▶ [Given request] From the listing below, pull out every line where the string "React" appears.

[Start Exercise data]

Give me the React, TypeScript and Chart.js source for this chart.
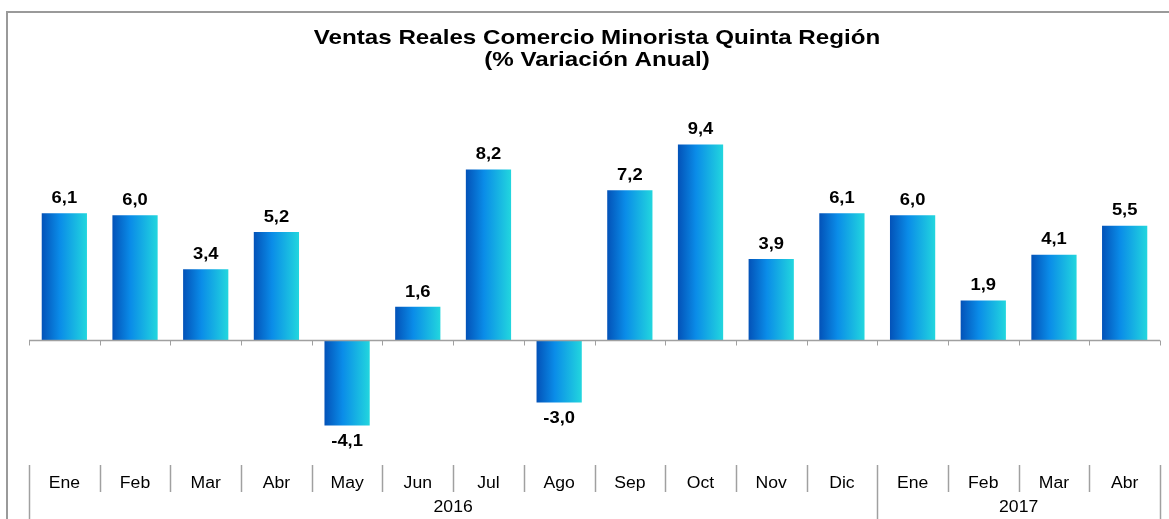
import React, { useEffect, useRef } from "react";
import { Chart, registerables } from "chart.js";

Chart.register(...registerables);

const months: string[] = ["Ene", "Feb", "Mar", "Abr", "May", "Jun", "Jul", "Ago", "Sep", "Oct", "Nov", "Dic", "Ene", "Feb", "Mar", "Abr"];
const values: number[] = [6.1, 6.0, 3.4, 5.2, -4.1, 1.6, 8.2, -3.0, 7.2, 9.4, 3.9, 6.1, 6.0, 1.9, 4.1, 5.5];
const years: string[] = ["2016", "2017"];
const yearCounts: number[] = [12, 4];
const titleLines: string[] = ["Ventas Reales Comercio Minorista Quinta Región", "(% Variación Anual)"];

const FONT = "'Liberation Sans', Arial, sans-serif";
const BAR_PCT = 0.64;

function stretchText(ctx: CanvasRenderingContext2D, text: string, x: number, y: number, sx: number) {
  ctx.save();
  ctx.translate(x, y);
  ctx.scale(sx, 1);
  ctx.fillText(text, 0, 0);
  ctx.restore();
}

const decor = {
  id: "decor",
  beforeDraw(chart: any) {
    const ctx = chart.ctx;
    ctx.save();
    ctx.fillStyle = "#ffffff";
    ctx.fillRect(0, 0, chart.width, chart.height);
    ctx.strokeStyle = "#9a9a9a";
    ctx.lineWidth = 2;
    ctx.strokeRect(7, 12, chart.width + 20, chart.height + 20);
    ctx.fillStyle = "#000";
    ctx.font = `bold 21px ${FONT}`;
    ctx.textAlign = "center";
    ctx.textBaseline = "middle";
    stretchText(ctx, titleLines[0], 597, 38, 1.15);
    stretchText(ctx, titleLines[1], 597, 60, 1.15);
    ctx.restore();
  },
  afterDatasetsDraw(chart: any) {
    const ctx = chart.ctx;
    const x = chart.scales.x;
    const y = chart.scales.y;
    const area = chart.chartArea;
    const step = (area.right - area.left) / months.length;
    const y0 = Math.round(y.getPixelForValue(0)) + 0.5;
    ctx.save();
    ctx.strokeStyle = "#a0a0a0";
    ctx.lineWidth = 1.5;
    ctx.beginPath();
    ctx.moveTo(area.left, y0);
    ctx.lineTo(area.right, y0);
    ctx.stroke();
    ctx.lineWidth = 1;
    for (let i = 0; i <= months.length; i++) {
      const bx = Math.round(area.left + i * step) + 0.5;
      ctx.beginPath();
      ctx.moveTo(bx, y0);
      ctx.lineTo(bx, y0 + 5);
      ctx.stroke();
    }
    ctx.fillStyle = "#000";
    ctx.font = `bold 17px ${FONT}`;
    ctx.textAlign = "center";
    ctx.textBaseline = "middle";
    values.forEach((v, i) => {
      const cx = x.getPixelForValue(i);
      const py = y.getPixelForValue(v);
      const label = v.toFixed(1).replace(".", ",");
      const ly = v >= 0 ? py - 15 : py + 16;
      stretchText(ctx, label, cx, ly, 1.08);
    });
    const top = area.bottom;
    ctx.strokeStyle = "#a0a0a0";
    ctx.lineWidth = 1.5;
    const yearStarts: number[] = [];
    let acc = 0;
    yearCounts.forEach((c) => { yearStarts.push(acc); acc += c; });
    for (let i = 0; i <= months.length; i++) {
      const bx = Math.round(area.left + i * step) + 0.5;
      const isYear = i === months.length || yearStarts.includes(i);
      ctx.beginPath();
      ctx.moveTo(bx, top);
      ctx.lineTo(bx, isYear ? chart.height : top + 27);
      ctx.stroke();
    }
    ctx.font = `16px ${FONT}`;
    months.forEach((m, i) => {
      stretchText(ctx, m, x.getPixelForValue(i), top + 19, 1.1);
    });
    years.forEach((yr, k) => {
      const s = yearStarts[k];
      const e = s + yearCounts[k];
      const cx = area.left + ((s + e) / 2) * step;
      stretchText(ctx, yr, cx, top + 43, 1.1);
    });
    ctx.restore();
  },
};

export default function App() {
  const ref = useRef<HTMLCanvasElement | null>(null);
  useEffect(() => {
    if (!ref.current) return;
    const chart = new Chart(ref.current, {
      type: "bar",
      data: {
        labels: months,
        datasets: [
          {
            data: values,
            barPercentage: BAR_PCT,
            categoryPercentage: 1,
            backgroundColor: (c: any) => {
              const ch = c.chart;
              const xs = ch.scales?.x;
              const area = ch.chartArea;
              if (!xs || !area || c.dataIndex === undefined) return "#0a8ae6";
              const step = (area.right - area.left) / months.length;
              const hw = (step * BAR_PCT) / 2;
              const cx = xs.getPixelForValue(c.dataIndex);
              const g = ch.ctx.createLinearGradient(cx - hw, 0, cx + hw, 0);
              g.addColorStop(0, "#0352b8");
              g.addColorStop(0.4, "#0a8ce8");
              g.addColorStop(1, "#22d6de");
              return g;
            },
            borderWidth: 0,
          },
        ],
      },
      options: {
        animation: false,
        responsive: false,
        maintainAspectRatio: false,
        layout: { padding: { left: 29, right: 9, top: 132, bottom: 54 } },
        plugins: { legend: { display: false }, title: { display: false }, tooltip: { enabled: false } },
        scales: {
          x: { display: false },
          y: { display: false, min: -6, max: 10 },
        },
      },
      plugins: [decor],
    });
    return () => chart.destroy();
  }, []);
  return (
    <div style={{ position: "fixed", left: 0, top: 0, width: 1169, height: 519, background: "#fff" }}>
      <canvas ref={ref} width={1169} height={519} style={{ display: "block", width: 1169, height: 519 }} />
    </div>
  );
}
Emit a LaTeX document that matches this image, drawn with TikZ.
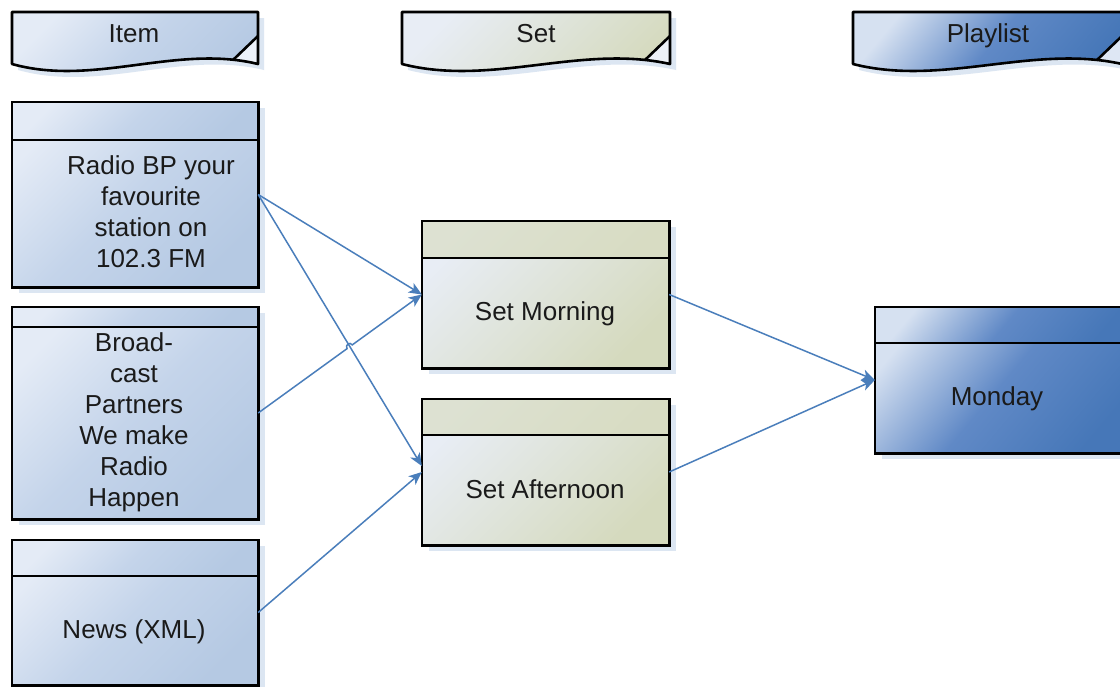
\documentclass[tikz,border=0pt]{standalone}
\usepackage{fontspec}
\setmainfont{Liberation Sans}
\usetikzlibrary{arrows.meta,calc}

\definecolor{ink}{HTML}{1A1A1A}
\definecolor{shadowc}{HTML}{DCE6F2}
\definecolor{linkc}{HTML}{4A7EBB}
% item palette
\definecolor{itemA}{HTML}{E4EBF6}
\definecolor{itemM}{HTML}{C4D4EA}
\definecolor{itemB}{HTML}{B5C9E3}
% set palette
\definecolor{setA}{HTML}{E8EDF5}
\definecolor{setB}{HTML}{D5DABE}
\definecolor{setH}{HTML}{D8DCC3}
% playlist palette
\definecolor{plA}{HTML}{D6E1F1}
\definecolor{plM}{HTML}{6089C6}
\definecolor{plB}{HTML}{4677B8}

\tikzset{
  label/.style={font=\fontsize{26}{31}\selectfont, text=ink, inner sep=0pt},
  multi/.style={label, align=center},
  ent/.style={rectangle, inner sep=0pt, shading angle=45},
  border/.style={draw=black, line width=2.6pt},
  conn/.style={draw=linkc, line width=1.5pt,
    -{Stealth[length=13pt,width=11pt,inset=3.5pt]}},
  itemshade/.style={top color=itemA, bottom color=itemB, middle color=itemM, shading angle=45},
  setshade/.style={top color=setA, bottom color=setB, shading angle=45},
  plshade/.style={top color=plA, bottom color=plB, middle color=plM, shading angle=50},
}

% entity box: shadow, shaded body, shaded header bar, outline
% #1 name, #2 body shading, #3 header shading, #4 header height
\newcommand\EntFrame[4]{%
  \fill[shadowc] ([xshift=7pt,yshift=-6pt]#1.south west) rectangle ([xshift=7pt,yshift=-6pt]#1.north east);
  \path[#2] (#1.south west) rectangle (#1.north east);
  \path[#3] (#1.north west) rectangle ([yshift=-#4pt]#1.north east);
  \draw[border] (#1.south west) rectangle (#1.north east);
  \draw[border] ([yshift=-#4pt]#1.north west) -- ([yshift=-#4pt]#1.north east);
}

% document-shaped column heading: #1 left x, #2 right x, #3 shading, #4 fold fill
\newcommand\DocHead[4]{%
  \fill[shadowc] (#1+6,18) -- (#2+6,18) -- (#2+6,70)
     .. controls ({#2-(#2-#1)/3+6},50) and ({#1+(#2-#1)/3+6},93) .. (#1+6,70) -- cycle;
  \path[#3] (#1,12) -- (#2,12) -- (#2,64)
     .. controls ({#2-(#2-#1)/3},44) and ({#1+(#2-#1)/3},87) .. (#1,64) -- cycle;
  \fill[#4] (#2,36) -- (#2-25,60) -- (#2,64) -- cycle;
  \draw[border, line join=round] (#1,12) -- (#2,12) -- (#2,64)
     .. controls ({#2-(#2-#1)/3},44) and ({#1+(#2-#1)/3},87) .. (#1,64) -- cycle;
  \draw[border] (#2,36) -- (#2-25,60);
}

\begin{document}
\begin{tikzpicture}[x=1pt,y=-1pt]
\clip (0,0) rectangle (1120,686);
\fill[white] (0,0) rectangle (1120,686);

% column headings
\DocHead{12}{258}{itemshade}{itemA!70!white}
\DocHead{402}{670}{setshade}{setA!80!white}
\DocHead{853}{1122}{plshade}{plA!80!white}
\node[label, anchor=base] (itemhd) at (134,42) {Item};
\node[label, anchor=base] (sethd) at (536,42) {Set};
\node[label, anchor=base] (plhd) at (988,42) {Playlist};

% items
\node[ent, minimum width=246pt, minimum height=185pt] (radio) at (135,194.5) {};
\EntFrame{radio}{itemshade}{itemshade}{38}
\node[multi] (radiotxt) at (151,212) {Radio BP your\\favourite\\station on\\102.3 FM};

\node[ent, minimum width=246pt, minimum height=212pt] (bcast) at (135,413) {};
\EntFrame{bcast}{itemshade}{itemshade}{20}
\node[multi] (bcasttxt) at (134,422) {Broad-\\cast\\Partners\\We make\\Radio\\Happen};

\node[ent, minimum width=246pt, minimum height=145pt] (news) at (135,612.5) {};
\EntFrame{news}{itemshade}{itemshade}{36}
\node[label, anchor=base] (newstxt) at (134,638) {News (XML)};

% sets
\node[ent, minimum width=247pt, minimum height=147pt] (morning) at (545.5,294.5) {};
\EntFrame{morning}{setshade}{top color=setH!70!setA, bottom color=setH, shading angle=45}{37}
\node[label, anchor=base] (morningtxt) at (545,320) {Set Morning};

\node[ent, minimum width=247pt, minimum height=146pt] (afternoon) at (545.5,472) {};
\EntFrame{afternoon}{setshade}{top color=setH!70!setA, bottom color=setH, shading angle=45}{36}
\node[label, anchor=base] (afternoontxt) at (545,498) {Set Afternoon};

% playlist
\node[ent, minimum width=260pt, minimum height=146pt] (monday) at (1005,380) {};
\EntFrame{monday}{plshade}{plshade}{36}
\node[label, anchor=base] (mondaytxt) at (997,405) {Monday};

% links
\draw[conn] (radio.east) -- (morning.west);
\draw[conn] (radio.east) -- ([yshift=6pt]afternoon.west);
\draw[conn] (bcast.east) -- ($(bcast.east)!0.543!(morning.west)$)
   .. controls +(-2.3,-3.6) and +(-2.3,-3.6) .. ($(bcast.east)!0.575!(morning.west)$)
   -- (morning.west);
\draw[conn] (news.east) -- (afternoon.west);
\draw[conn] (morning.east) -- (monday.west);
\draw[conn] (afternoon.east) -- (monday.west);
\end{tikzpicture}
\end{document}
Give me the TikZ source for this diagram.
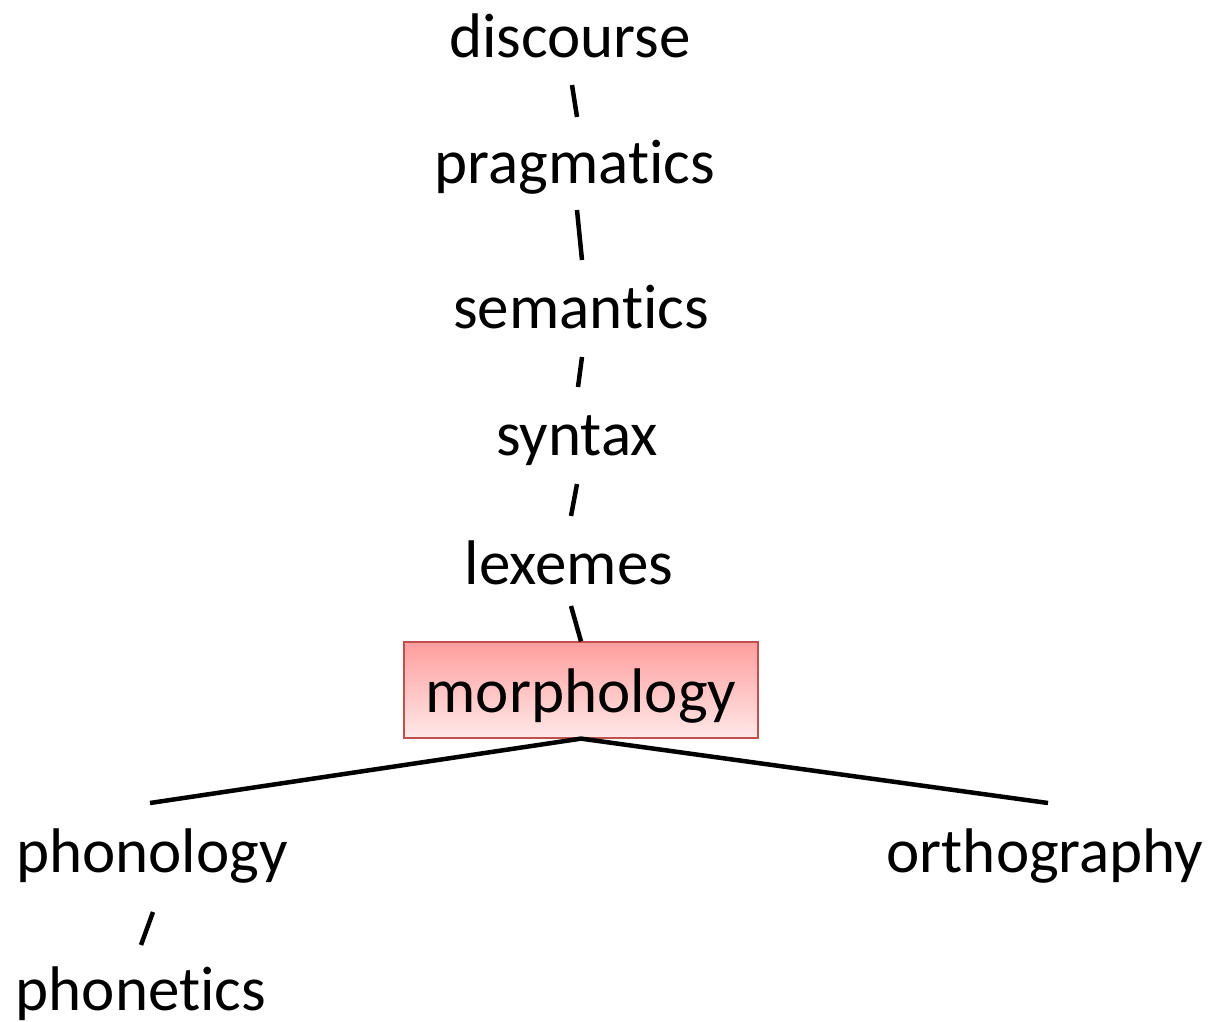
\documentclass[tikz,border=0pt]{standalone}
\usepackage{fontspec}
\setmainfont[RawFeature=-liga]{Carlito}
\usetikzlibrary{calc}
\definecolor{boxedge}{RGB}{192,80,77}
\definecolor{boxtop}{RGB}{255,158,158}
\definecolor{boxbot}{RGB}{255,232,232}
\begin{document}
\begin{tikzpicture}[x=1pt,y=-1pt,
  lbl/.style={anchor=base,inner sep=0pt,font=\fontsize{63}{70}\selectfont},
  conn/.style={line width=4.5pt,black},
  mbox/.style={lbl,draw=boxedge,line width=1.2pt,top color=boxtop,bottom color=boxbot,
    minimum width=354pt,inner ysep=10pt,text height=60pt,text depth=16pt}]
\useasboundingbox (0,0) rectangle (1214,1021);
\node[lbl] (d) at (570,57) {discourse};
\node[lbl] (p) at (575,183) {pragmatics};
\node[lbl] (s) at (581,328) {semantics};
\node[lbl] (y) at (577,455) {syntax};
\node[lbl] (l) at (569,584) {lexemes};
\node[mbox] (m) at (581,712) {morphology};
\node[lbl] (ph) at (152,872) {phonology};
\node[lbl] (o) at (1045,872) {orthography};
\node[lbl] (pt) at (141,1010) {phonetics};
\draw[conn] ($(d.base)+(2,28)$) -- ($(p.base)+(2,-66)$);
\draw[conn] ($(p.base)+(2,27)$) -- ($(s.base)+(1,-68)$);
\draw[conn] ($(s.base)+(1,29)$) -- ($(y.base)+(1,-68)$);
\draw[conn] ($(y.base)+(0,29)$) -- ($(l.base)+(2,-68)$);
\draw[conn] ($(l.base)+(2,22)$) -- (m.north);
\draw[conn] ($(ph.base)+(-2,-69)$) -- (m.south) -- ($(o.base)+(3,-69)$);
\draw[conn] ($(ph.base)+(1,40)$) -- ($(pt.base)+(0,-65)$);
\end{tikzpicture}
\end{document}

[End Exercise data]

▶ [Correct result]
Give me the React, TypeScript and Chart.js source for this chart.
import React, { useEffect, useRef } from "react";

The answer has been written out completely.